We next consider any integer N and identify another surprising feature of the equilibrium. We show that depending on the sign of a − 2b, non-symmetric equilibria arise in our symmetric game. In all frameworks other than the semi-splitable games there are only symmetric equilibria in this game. We shall show however that in the limit (as N grows to infinity), the limiting game has a single equilibrium.

4.3 Case a − 2b < 0

In this case, there may be multiple equilibria. Note that due to the shape of U A and U B the cost matrices of the game are transpose of each other. Therefore in the following, we shall only give matrix U A . We have the following theorem:

Theorem 7

All Nash equilibria are symmetrical, i.e. f ABC = f BAC .

The proof is given in the Arxiv version [7], as well as an illustrative example.

4.4 Case a = 2b (with a > 0)

When a = 2b, we shall show that some non-symmetrical equilibria exists.

Theorem 8

If a = 2b, there are exactly either 1 or 4 Nash equilibria. For any N, let \(\overline{N} = \lfloor \frac{N} {8} \rfloor \).

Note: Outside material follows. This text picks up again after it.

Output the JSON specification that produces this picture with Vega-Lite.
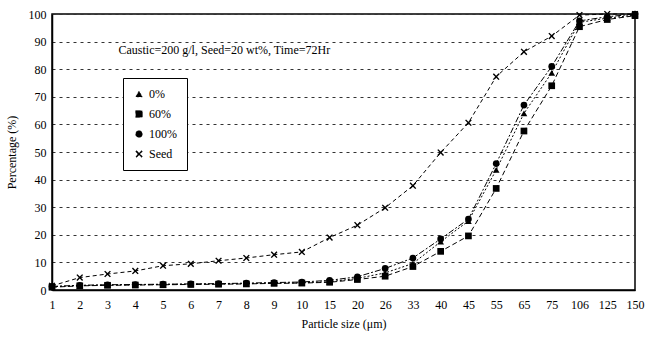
{
  "$schema": "https://vega.github.io/schema/vega-lite/v6.json",
  "width": 583,
  "height": 276,
  "autosize": {"type": "none"},
  "padding": {"left": 52, "top": 14, "right": 10, "bottom": 48},
  "background": "white",
  "config": {
    "font": "Liberation Serif",
    "view": {"stroke": "black", "strokeWidth": 1.5},
    "axis": {
      "labelFont": "Liberation Serif",
      "titleFont": "Liberation Serif",
      "labelFontSize": 12,
      "titleFontSize": 12,
      "titleFontWeight": "normal",
      "labelColor": "black",
      "titleColor": "black",
      "domainColor": "black",
      "domainWidth": 1.5
    },
    "legend": {
      "orient": "none",
      "legendX": 71,
      "legendY": 64,
      "strokeColor": "black",
      "fillColor": "white",
      "padding": 10,
      "rowPadding": 8,
      "labelFont": "Liberation Serif",
      "labelFontSize": 12,
      "labelColor": "black",
      "symbolFillColor": "black",
      "symbolStrokeColor": "black",
      "symbolSize": 45
    }
  },
  "datasets": {
    "main": [
      {"size": "1", "series": "0%", "value": 1.2}, {"size": "2", "series": "0%", "value": 1.6}, {"size": "3", "series": "0%", "value": 1.8}, {"size": "4", "series": "0%", "value": 1.9}, {"size": "5", "series": "0%", "value": 2.0}, {"size": "6", "series": "0%", "value": 2.1}, {"size": "7", "series": "0%", "value": 2.2}, {"size": "8", "series": "0%", "value": 2.3}, {"size": "9", "series": "0%", "value": 2.5}, {"size": "10", "series": "0%", "value": 2.6}, {"size": "15", "series": "0%", "value": 3.0}, {"size": "20", "series": "0%", "value": 4.2}, {"size": "26", "series": "0%", "value": 6.2}, {"size": "33", "series": "0%", "value": 9.6}, {"size": "40", "series": "0%", "value": 17.5}, {"size": "45", "series": "0%", "value": 25.0}, {"size": "55", "series": "0%", "value": 43.5}, {"size": "65", "series": "0%", "value": 64}, {"size": "75", "series": "0%", "value": 78.7}, {"size": "106", "series": "0%", "value": 97}, {"size": "125", "series": "0%", "value": 98.5}, {"size": "150", "series": "0%", "value": 99.6},
      {"size": "1", "series": "60%", "value": 1.0}, {"size": "2", "series": "60%", "value": 1.5}, {"size": "3", "series": "60%", "value": 1.7}, {"size": "4", "series": "60%", "value": 1.8}, {"size": "5", "series": "60%", "value": 1.9}, {"size": "6", "series": "60%", "value": 2.0}, {"size": "7", "series": "60%", "value": 2.1}, {"size": "8", "series": "60%", "value": 2.2}, {"size": "9", "series": "60%", "value": 2.4}, {"size": "10", "series": "60%", "value": 2.5}, {"size": "15", "series": "60%", "value": 2.8}, {"size": "20", "series": "60%", "value": 3.8}, {"size": "26", "series": "60%", "value": 5.0}, {"size": "33", "series": "60%", "value": 8.5}, {"size": "40", "series": "60%", "value": 14}, {"size": "45", "series": "60%", "value": 19.6}, {"size": "55", "series": "60%", "value": 36.8}, {"size": "65", "series": "60%", "value": 57.6}, {"size": "75", "series": "60%", "value": 74}, {"size": "106", "series": "60%", "value": 95.4}, {"size": "125", "series": "60%", "value": 98.0}, {"size": "150", "series": "60%", "value": 99.4},
      {"size": "1", "series": "100%", "value": 1.3}, {"size": "2", "series": "100%", "value": 1.7}, {"size": "3", "series": "100%", "value": 1.9}, {"size": "4", "series": "100%", "value": 2.0}, {"size": "5", "series": "100%", "value": 2.1}, {"size": "6", "series": "100%", "value": 2.2}, {"size": "7", "series": "100%", "value": 2.3}, {"size": "8", "series": "100%", "value": 2.5}, {"size": "9", "series": "100%", "value": 2.7}, {"size": "10", "series": "100%", "value": 2.9}, {"size": "15", "series": "100%", "value": 3.5}, {"size": "20", "series": "100%", "value": 4.8}, {"size": "26", "series": "100%", "value": 7.8}, {"size": "33", "series": "100%", "value": 11.6}, {"size": "40", "series": "100%", "value": 18.5}, {"size": "45", "series": "100%", "value": 25.7}, {"size": "55", "series": "100%", "value": 45.8}, {"size": "65", "series": "100%", "value": 67}, {"size": "75", "series": "100%", "value": 81}, {"size": "106", "series": "100%", "value": 97.5}, {"size": "125", "series": "100%", "value": 99}, {"size": "150", "series": "100%", "value": 100},
      {"size": "1", "series": "Seed", "value": 1.5}, {"size": "2", "series": "Seed", "value": 4.5}, {"size": "3", "series": "Seed", "value": 5.8}, {"size": "4", "series": "Seed", "value": 6.9}, {"size": "5", "series": "Seed", "value": 8.8}, {"size": "6", "series": "Seed", "value": 9.5}, {"size": "7", "series": "Seed", "value": 10.6}, {"size": "8", "series": "Seed", "value": 11.6}, {"size": "9", "series": "Seed", "value": 12.8}, {"size": "10", "series": "Seed", "value": 13.8}, {"size": "15", "series": "Seed", "value": 19}, {"size": "20", "series": "Seed", "value": 23.5}, {"size": "26", "series": "Seed", "value": 29.8}, {"size": "33", "series": "Seed", "value": 37.8}, {"size": "40", "series": "Seed", "value": 49.8}, {"size": "45", "series": "Seed", "value": 60.6}, {"size": "55", "series": "Seed", "value": 77.3}, {"size": "65", "series": "Seed", "value": 86.3}, {"size": "75", "series": "Seed", "value": 92}, {"size": "106", "series": "Seed", "value": 99.6}, {"size": "125", "series": "Seed", "value": 100}, {"size": "150", "series": "Seed", "value": 100}
    ],
    "note": [
      {"size": "3", "value": 87, "label": "Caustic=200 g/l, Seed=20 wt%, Time=72Hr"}
    ]
  },
  "encoding": {
    "x": {
      "field": "size",
      "type": "ordinal",
      "sort": ["1", "2", "3", "4", "5", "6", "7", "8", "9", "10", "15", "20", "26", "33", "40", "45", "55", "65", "75", "106", "125", "150"],
      "scale": {"type": "point", "padding": 0},
      "axis": {"title": "Particle size (μm)", "labelAngle": 0, "ticks": false, "labelPadding": 9, "titlePadding": 8, "grid": false}
    },
    "y": {
      "field": "value",
      "type": "quantitative",
      "scale": {"domain": [0, 100], "nice": false},
      "axis": {
        "title": "Percentage (%)",
        "values": [0, 10, 20, 30, 40, 50, 60, 70, 80, 90, 100],
        "ticks": false,
        "labelPadding": 6,
        "titlePadding": 10,
        "grid": true,
        "gridColor": "#333",
        "gridDash": [3, 4],
        "gridWidth": 1
      }
    }
  },
  "layer": [
    {
      "data": {"name": "main"},
      "mark": {"type": "line", "color": "black", "strokeWidth": 1},
      "encoding": {
        "strokeDash": {
          "field": "series",
          "type": "nominal",
          "scale": {"domain": ["0%", "60%", "100%", "Seed"], "range": [[2, 2], [5, 3], [6, 2, 2, 2], [4, 3]]},
          "legend": {
            "title": null,
            "labelFont": "Liberation Serif",
            "encode": {
              "symbols": {"update": {"strokeDash": {"value": [1, 0]}, "fill": {"value": "black"}, "stroke": {"value": "black"}, "fillOpacity": {"value": 1}, "size": {"value": 45}, "strokeWidth": {"value": 0.5}}},
              "labels": {"update": {"font": {"value": "Liberation Serif"}, "fontSize": {"value": 12}}}
            }
          }
        }
      }
    },
    {
      "data": {"name": "main"},
      "mark": {"type": "point", "filled": true, "color": "black", "size": 45, "opacity": 1},
      "encoding": {
        "shape": {
          "field": "series",
          "type": "nominal",
          "scale": {"domain": ["0%", "60%", "100%", "Seed"], "range": ["triangle-up", "square", "circle", "M-1,-0.75L-0.7,-1L0,-0.3L0.7,-1L1,-0.75L0.3,0L1,0.75L0.7,1L0,0.3L-0.7,1L-1,0.75L-0.3,0Z"]},
          "legend": {
            "title": null,
            "labelFont": "Liberation Serif",
            "encode": {
              "symbols": {"update": {"strokeDash": {"value": [1, 0]}, "fill": {"value": "black"}, "stroke": {"value": "black"}, "fillOpacity": {"value": 1}, "size": {"value": 45}, "strokeWidth": {"value": 0.5}}},
              "labels": {"update": {"font": {"value": "Liberation Serif"}, "fontSize": {"value": 12}}}
            }
          }
        }
      }
    },
    {
      "data": {"name": "note"},
      "mark": {"type": "text", "align": "left", "baseline": "middle", "dx": 11, "fontSize": 12, "font": "Liberation Serif", "color": "black"},
      "encoding": {"text": {"field": "label"}}
    }
  ]
}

  • If N mod 8 = 4, there are 4 equilibria (n ABC ,n BAC ), which are \((\overline{N},\overline{N})\) , \((\overline{N} + 1,\overline{N})\) , \((\overline{N},\overline{N} + 1)\) and \((\overline{N} + 1,\overline{N} + 1)\) .

  • Otherwise, there is a unique equilibrium, which is \((\overline{N},\overline{N})\) if N mod 8 < 4 or \((\overline{N} + 1,\overline{N} + 1)\) if N mod 8 > 4.

4.5 Case a − 2b > 0

Theorem 9

If a − 2b > 0, there are exactly either 1, 2 or 3 Nash equilibria.

Let \(\alpha = \frac{a + 2b} {3a + 2b}\) , \(\beta = \frac{2a} {3a + 2b}\) and \(\gamma = \frac{b} {3a + 2b}\) .

Define further \(\widetilde{N} = \lfloor N\gamma \rfloor \) and \(z(N) = N\gamma -\widetilde{ N}\) . The equilibria are of the form

  • Either \((\widetilde{N},\widetilde{N})\) , \((\widetilde{N} + 1,\widetilde{N})\) , \((\widetilde{N},\widetilde{N} + 1)\) if N is such that z(N) = α (mode 3-A in Fig.  2)

    Fig. 2
    figure 2

    Different modes according to different values of N

    Full size image

  • Or \((\widetilde{N} + 1,\widetilde{N} + 1)\) , \((\widetilde{N} + 1,\widetilde{N})\) , \((\widetilde{N},\widetilde{N} + 1)\) if N is such that z(N) = β (mode 3-B)

  • Or \((\widetilde{N},\widetilde{N} + 1)\) , \((\widetilde{N} + 1,\widetilde{N})\) if N is such that α < z(N) < β (mode 2)

  • Or \((\widetilde{N},\widetilde{N})\) if N is such that β < z(N) < α + 1 (mode 1).

The proof is given in the Arxiv version [7], as well as an illustrative example.

4.6 Limit Case: Perfectly Splitable Sessions

We focus here in the limit case where N → +.

Theorem 10

There exists a unique Nash equilibrium and it is such that

$$\displaystyle{f_{BAC}^{{\ast}} = f_{ ABC}^{{\ast}} = \frac{b} {3a + 2b}.}$$

Recall that the optimum sum (social optimum) is given by (0, 0) and that the worse case is given by (1, 1). Hence, regardless of the values of a and b, at the limit case, we observe that there is a unique Nash equilibrium, that is symmetrical, and is neither optimal (as opposed to F3 ), nor the worst case scenario. The price of anarchy is then:

$$\displaystyle{PoA = PoS = \frac{2b + 2f_{ABC}^{{\ast}^{2} }a} {2b} = 1 + \frac{ab} {(3a + 2b)^{2}}.}$$

5 Conclusions

We revisited in this paper a load balancing problem within a non-cooperative routing game framework. This model had already received much attention in the past within some classical frameworks (the Wardrop equilibrium analysis and the atomic splitable routing game framework). We studied this game under other frameworks - the non splitable atomic game (known as congestion game) as well as a the semi-splitable framework. We have identified many surprising features of equilibria in both frameworks. We showed that unlike the previously studied frameworks, there is no uniqueness of equilibrium, and non-symmetric equilibria may appear (depending on the parameters). For each of the frameworks we identified the different equilibria and provided some of their properties. We also provided an efficiency analysis in terms of price of anarchy and price of stability. In the future we plan to investigate more general cost structures and topologies.